A 2017 letter from the international administrative body of the Baha’i Faith, The Universal House of Justice addresses this issue:
The welfare of any segment of humanity is inextricably bound up with the welfare of the whole. Humanity’s collective life suffers when any one group thinks of its own well-being in isolation from that of its neighbours’ or pursues economic gain without regard for how the natural environment, which provides sustenance for all, is affected. A stubborn obstruction, then, stands in the way of meaningful social progress: time and again, avarice and self-interest prevail at the expense of the common good. Unconscionable quantities of wealth are being amassed, and the instability this creates is made worse by how income and opportunity are spread so unevenly both between nations and within nations. But it need not be so. However much such conditions are the outcome of history, they do not have to define the future, and even if current approaches to economic life satisfied humanity’s stage of adolescence, they are certainly inadequate for its dawning age of maturity. There is no justification for continuing to perpetuate structures, rules, and systems that manifestly fail to serve the interests of all peoples. – Universal House of Justice, March 1, 2017
So many well-intended experts have tried to improve the system, but human-made solutions have not resulted in any improvements and instead have made it worse. As the Baha’i writings tell us:
Economic plans of reconstruction have been carefully devised, and meticulously executed.

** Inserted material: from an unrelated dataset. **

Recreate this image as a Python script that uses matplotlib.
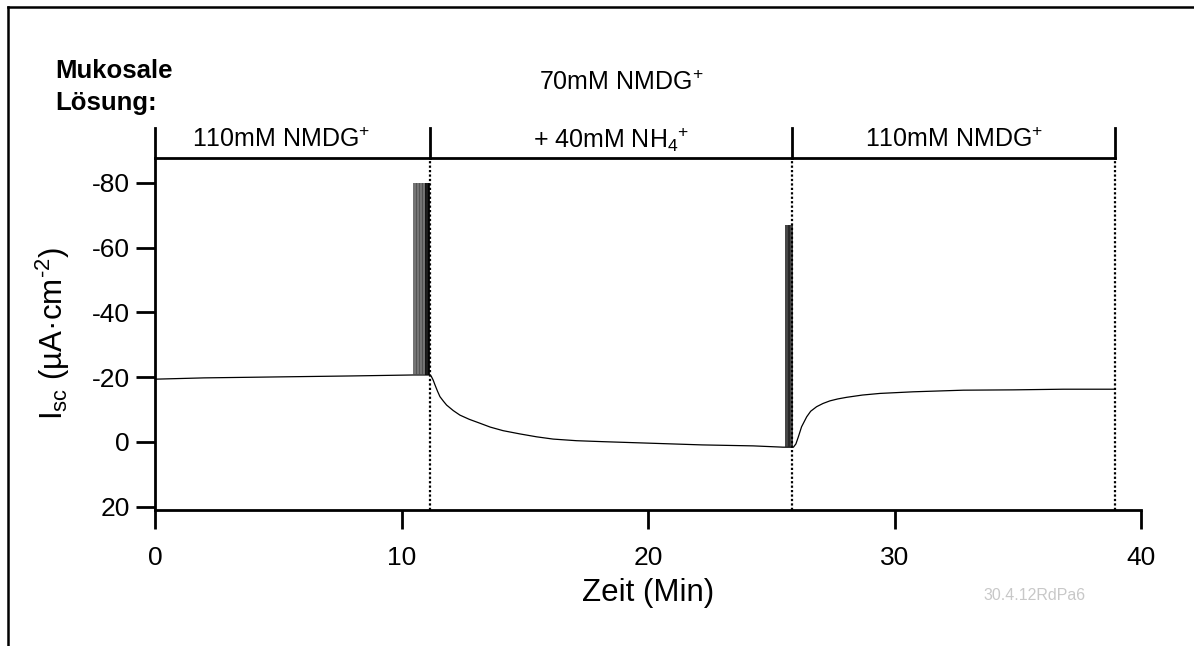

And yet crisis has succeeded crisis, and the rapidity with which a perilously unstable world is declining has been correspondingly accelerated. A yawning gulf threatens to involve in one common disaster both the satisfied and dissatisfied nations, democracies and dictatorships, capitalists and wage-earners, Europeans and Asiatics, Jew and Gentile, white and coloured. – Shoghi Effendi, The World Order of Baha’u’llah
The reason for this failure is that our economic system needs fundamental changes. It requires a moral and spiritual overhaul.

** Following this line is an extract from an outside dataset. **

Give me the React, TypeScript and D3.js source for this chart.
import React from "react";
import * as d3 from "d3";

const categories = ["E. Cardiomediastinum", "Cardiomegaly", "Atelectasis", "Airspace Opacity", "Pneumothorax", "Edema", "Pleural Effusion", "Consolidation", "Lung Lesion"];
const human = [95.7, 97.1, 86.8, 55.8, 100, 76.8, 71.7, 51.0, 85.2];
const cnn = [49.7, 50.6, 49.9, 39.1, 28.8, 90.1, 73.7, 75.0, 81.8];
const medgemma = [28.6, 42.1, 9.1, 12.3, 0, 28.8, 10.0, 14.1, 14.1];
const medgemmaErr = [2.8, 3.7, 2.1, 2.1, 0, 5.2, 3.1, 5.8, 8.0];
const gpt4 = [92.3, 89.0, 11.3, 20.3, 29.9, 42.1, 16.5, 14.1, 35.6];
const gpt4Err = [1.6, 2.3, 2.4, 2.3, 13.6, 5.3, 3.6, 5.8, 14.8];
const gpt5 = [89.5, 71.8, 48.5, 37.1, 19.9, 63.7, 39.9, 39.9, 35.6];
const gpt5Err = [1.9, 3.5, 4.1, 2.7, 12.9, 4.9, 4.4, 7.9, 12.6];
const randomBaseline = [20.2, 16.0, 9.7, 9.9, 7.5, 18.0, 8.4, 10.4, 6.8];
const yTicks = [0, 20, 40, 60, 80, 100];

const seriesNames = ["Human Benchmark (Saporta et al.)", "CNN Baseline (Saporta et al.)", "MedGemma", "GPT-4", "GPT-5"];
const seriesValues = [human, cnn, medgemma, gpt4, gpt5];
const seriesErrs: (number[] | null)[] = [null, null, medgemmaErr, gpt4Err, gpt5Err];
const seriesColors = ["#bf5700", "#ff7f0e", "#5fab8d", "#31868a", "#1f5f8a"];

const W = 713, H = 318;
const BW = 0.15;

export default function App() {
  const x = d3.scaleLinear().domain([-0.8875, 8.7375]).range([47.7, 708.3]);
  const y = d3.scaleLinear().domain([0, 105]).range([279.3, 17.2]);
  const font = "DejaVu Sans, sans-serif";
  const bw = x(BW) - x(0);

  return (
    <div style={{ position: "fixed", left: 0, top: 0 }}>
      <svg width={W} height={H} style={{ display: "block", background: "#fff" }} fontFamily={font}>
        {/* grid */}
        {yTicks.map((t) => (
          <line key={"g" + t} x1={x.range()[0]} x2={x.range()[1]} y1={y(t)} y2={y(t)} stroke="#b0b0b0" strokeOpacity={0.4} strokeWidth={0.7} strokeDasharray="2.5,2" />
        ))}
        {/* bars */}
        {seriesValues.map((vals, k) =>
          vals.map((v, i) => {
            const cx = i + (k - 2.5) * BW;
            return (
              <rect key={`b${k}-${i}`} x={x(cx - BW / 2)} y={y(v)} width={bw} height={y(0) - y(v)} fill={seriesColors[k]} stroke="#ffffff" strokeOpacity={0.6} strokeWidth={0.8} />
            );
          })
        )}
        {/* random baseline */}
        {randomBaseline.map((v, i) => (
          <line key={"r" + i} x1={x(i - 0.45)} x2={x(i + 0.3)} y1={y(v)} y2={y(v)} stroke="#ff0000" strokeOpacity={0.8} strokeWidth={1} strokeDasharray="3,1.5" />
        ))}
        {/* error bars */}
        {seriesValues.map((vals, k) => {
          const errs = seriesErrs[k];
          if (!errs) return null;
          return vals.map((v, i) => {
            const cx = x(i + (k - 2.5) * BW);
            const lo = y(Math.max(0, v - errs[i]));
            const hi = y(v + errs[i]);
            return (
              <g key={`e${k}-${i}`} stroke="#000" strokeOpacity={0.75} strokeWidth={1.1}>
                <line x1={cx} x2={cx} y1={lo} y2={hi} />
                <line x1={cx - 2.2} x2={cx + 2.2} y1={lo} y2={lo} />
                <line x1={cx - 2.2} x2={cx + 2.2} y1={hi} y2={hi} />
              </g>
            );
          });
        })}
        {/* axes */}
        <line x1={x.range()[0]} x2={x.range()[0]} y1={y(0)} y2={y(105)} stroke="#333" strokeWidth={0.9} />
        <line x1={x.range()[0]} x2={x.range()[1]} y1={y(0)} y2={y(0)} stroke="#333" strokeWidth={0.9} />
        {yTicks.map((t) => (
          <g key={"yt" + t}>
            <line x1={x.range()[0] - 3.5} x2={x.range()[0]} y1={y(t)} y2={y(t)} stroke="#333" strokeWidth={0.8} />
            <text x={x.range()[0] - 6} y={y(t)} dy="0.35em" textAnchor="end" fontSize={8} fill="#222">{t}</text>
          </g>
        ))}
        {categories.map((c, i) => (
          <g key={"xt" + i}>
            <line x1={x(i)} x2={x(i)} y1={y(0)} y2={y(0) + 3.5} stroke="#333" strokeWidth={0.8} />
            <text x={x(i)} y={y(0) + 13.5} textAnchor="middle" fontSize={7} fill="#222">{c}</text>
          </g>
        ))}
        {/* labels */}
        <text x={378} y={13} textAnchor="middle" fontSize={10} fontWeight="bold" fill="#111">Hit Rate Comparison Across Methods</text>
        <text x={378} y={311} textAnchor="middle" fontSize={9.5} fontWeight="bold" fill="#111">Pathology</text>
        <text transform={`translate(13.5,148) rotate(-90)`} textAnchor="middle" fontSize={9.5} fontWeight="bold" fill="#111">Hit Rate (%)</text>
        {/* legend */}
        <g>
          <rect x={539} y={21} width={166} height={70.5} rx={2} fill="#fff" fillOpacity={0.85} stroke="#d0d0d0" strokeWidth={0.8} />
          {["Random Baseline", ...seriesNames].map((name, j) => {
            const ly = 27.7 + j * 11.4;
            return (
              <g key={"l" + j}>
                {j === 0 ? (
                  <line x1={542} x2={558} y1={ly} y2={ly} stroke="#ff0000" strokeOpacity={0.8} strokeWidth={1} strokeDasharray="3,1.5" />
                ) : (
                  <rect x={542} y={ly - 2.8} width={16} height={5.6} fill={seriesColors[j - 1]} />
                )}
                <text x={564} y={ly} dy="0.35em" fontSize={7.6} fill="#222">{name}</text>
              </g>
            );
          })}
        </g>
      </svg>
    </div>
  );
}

… religion alone can, in the last resort, bring in man’s nature such a fundamental change as to enable him to adjust the economic relationships of society. It is only in this way that man can control the economic forces that threaten to disrupt the foundations of his existence, and thus assert his mastery over the forces of nature. – Shoghi Effendi, 26 December 1935, letter to an individual believer.
I believe that humanity has reached that level of maturity. It is my hope that it won’t take crises and disasters to inspire us to find a better way of organizing our affairs — including economics.